Key technical challenges:

Multi-modal response structure:

// Perplexity combines text, sources, and rich data objects
{
  answer: "AI-generated response with citations [1][2]",
  sources: ["https://example.com/source1", "https://example.com/source2"],
  shoppingCards: [...], // When shopping intent detected
  videos: [...], // When media intent detected
  hotels: [...] // When travel intent detected
}

Server-Sent Events format:

event: message
data: {"final_sse_message": false, "blocks": [{"markdown_block": {"answer": "Hello"}}]}

event: message
data: {"final_sse_message": false, "blocks": [{"markdown_block": {"answer": "Hello world"}}]}

event: message
data: {"final_sse_message": true, "blocks": [...], "web_results": [...]}

Query intent detection:

  • Shopping queries → Product cards with pricing
  • Travel queries → Hotel listings and places
  • Media queries → Videos and images
  • General queries → Text with citations

Anti-bot detection:

  • Request pattern analysis
  • Browser fingerprinting
  • Rate limiting with exponential backoff
  • Dynamic content loading challenges

The Server-Sent Events parsing challenge

The core of Perplexity scraping lies in parsing their SSE stream and extracting structured data blocks:

SSE event structure:

# Raw Perplexity SSE example
event: message
data: {"final_sse_message": false, "blocks": [{"markdown_block": {"answer": "Recent"}}]}

event: message
data: {"final_sse_message": false, "blocks": [{"markdown_block": {"answer": "developments"}}]}

event: message
data: {"final_sse_message": true, "blocks": [...], "web_results": [...]}

Parsing challenges:

  1. Multi-event streaming: Content arrives in multiple SSE events
  2. Final message detection: Only the last event contains complete structured data
  3. Block-based structure: Different data types are in separate blocks
  4. Mixed content types: Text, sources, media, and structured objects combined

Python SSE parsing implementation:

import json
from typing import List, Dict, Any, Optional

def get_last_final_message(sse_response: str) -> Optional[dict]:
    """
    Extract the last message with final=true from Perplexity SSE response.
    """
    messages = sse_response.strip().split("\n\n")

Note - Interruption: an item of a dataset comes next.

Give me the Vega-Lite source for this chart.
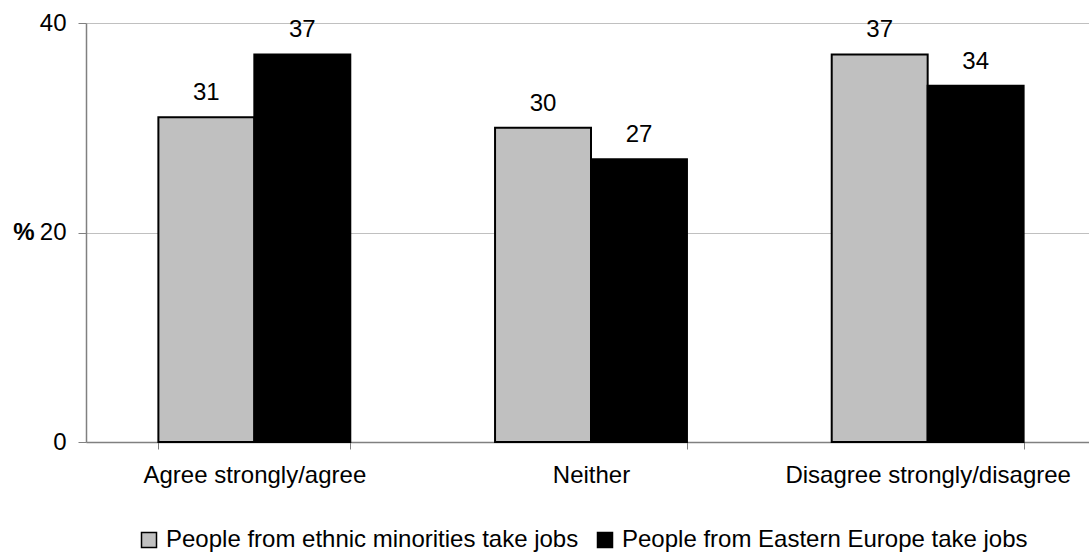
{
  "$schema": "https://vega.github.io/schema/vega-lite/v6.json",
  "autosize": {"type": "none"},
  "padding": {"left": 86, "top": 23, "right": 0, "bottom": 111},
  "width": 1003,
  "height": 419,
  "background": "white",
  "config": {
    "font": "Liberation Sans",
    "view": {"stroke": null},
    "axis": {"labelFont": "Liberation Sans", "labelFontSize": 24, "labelColor": "black", "titleFont": "Liberation Sans"},
    "legend": {"labelFont": "Liberation Sans", "labelFontSize": 24, "labelColor": "black"}
  },
  "data": {
    "values": [
      {"response": "Agree strongly/agree", "series": "People from ethnic minorities take jobs", "value": 31},
      {"response": "Agree strongly/agree", "series": "People from Eastern Europe take jobs", "value": 37},
      {"response": "Neither", "series": "People from ethnic minorities take jobs", "value": 30},
      {"response": "Neither", "series": "People from Eastern Europe take jobs", "value": 27},
      {"response": "Disagree strongly/disagree", "series": "People from ethnic minorities take jobs", "value": 37},
      {"response": "Disagree strongly/disagree", "series": "People from Eastern Europe take jobs", "value": 34}
    ]
  },
  "encoding": {
    "x": {
      "field": "response", "type": "nominal", "sort": null,
      "scale": {"paddingInner": 0.43, "paddingOuter": 0.215, "range": [0, 1010]},
      "axis": {
        "title": null, "labelAngle": 0, "tickBand": "extent", "tickSize": 7,
        "tickColor": "#808080", "domainColor": "#808080", "domainWidth": 1.5,
        "labelPadding": 14, "labelLimit": 0, "grid": false
      }
    },
    "xOffset": {"field": "series", "type": "nominal", "sort": null},
    "y": {
      "field": "value", "type": "quantitative",
      "scale": {"domain": [0, 40], "nice": false},
      "axis": {
        "values": [0, 20, 40], "grid": true, "gridColor": "#c0c0c0", "gridWidth": 1.2,
        "tickSize": 8, "tickColor": "#808080", "domainColor": "#808080", "domainWidth": 1.5,
        "labelPadding": 12,
        "title": "%", "titleAngle": 0, "titleFontSize": 24, "titleFontWeight": "bold",
        "titleAlign": "right", "titleBaseline": "middle", "titleX": -52, "titleY": 209.5,
        "titleColor": "black"
      }
    }
  },
  "layer": [
    {
      "mark": {"type": "bar", "stroke": "black", "strokeWidth": 2},
      "encoding": {
        "fill": {
          "field": "series", "type": "nominal", "sort": null,
          "scale": {"domain": ["People from ethnic minorities take jobs", "People from Eastern Europe take jobs"], "range": ["#c0c0c0", "#000000"]},
          "legend": {
            "title": null, "orient": "none", "direction": "horizontal",
            "legendX": 51, "legendY": 505,
            "symbolType": "square", "symbolSize": 225, "symbolStrokeColor": "black", "symbolStrokeWidth": 1.5,
            "labelLimit": 0, "labelOffset": 5, "columnPadding": 14
          }
        }
      }
    },
    {
      "mark": {"type": "text", "fontSize": 24, "baseline": "alphabetic", "dy": -17, "color": "black", "font": "Liberation Sans"},
      "encoding": {"text": {"field": "value", "type": "quantitative"}}
    }
  ]
}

    for message in reversed(messages):
        if not message.startswith("event: message"):
            continue

        # Extract the data line
        lines = message.split("\n")
        for line in lines:
            if line.startswith("data: "):
                try:
                    data = json.loads(line[6:])  # Remove 'data: ' prefix

                    # Check if this is the final message
                    if data.get("final_sse_message"):
                        return data
                except json.JSONDecodeError:
                    continue

    return None

def extract_answer_text(final_message_data: Optional[dict]) -> str:
    """
    Extract the answer text from the final message data.
    """
    if not final_message_data:
        return ""

    blocks = final_message_data.get("blocks", [])

    for block in blocks:
        if "markdown_block" in block:
            return block["markdown_block"].get("answer", "")

    return ""

Source extraction from web results:

def extract_perplexity_sources(final_message_data: Optional[dict]) -> List[Dict[str, Any]]:
    """
    Extract sources from Perplexity SSE response.
    """
    sources = []

    if not final_message_data:
        return sources

    # Extract web_results from blocks
    blocks = final_message_data.get("blocks", [])

    for block in blocks:
        # Check for web_result_block
        if "web_result_block" in block:
            web_results = block["web_result_block"].get("web_results", [])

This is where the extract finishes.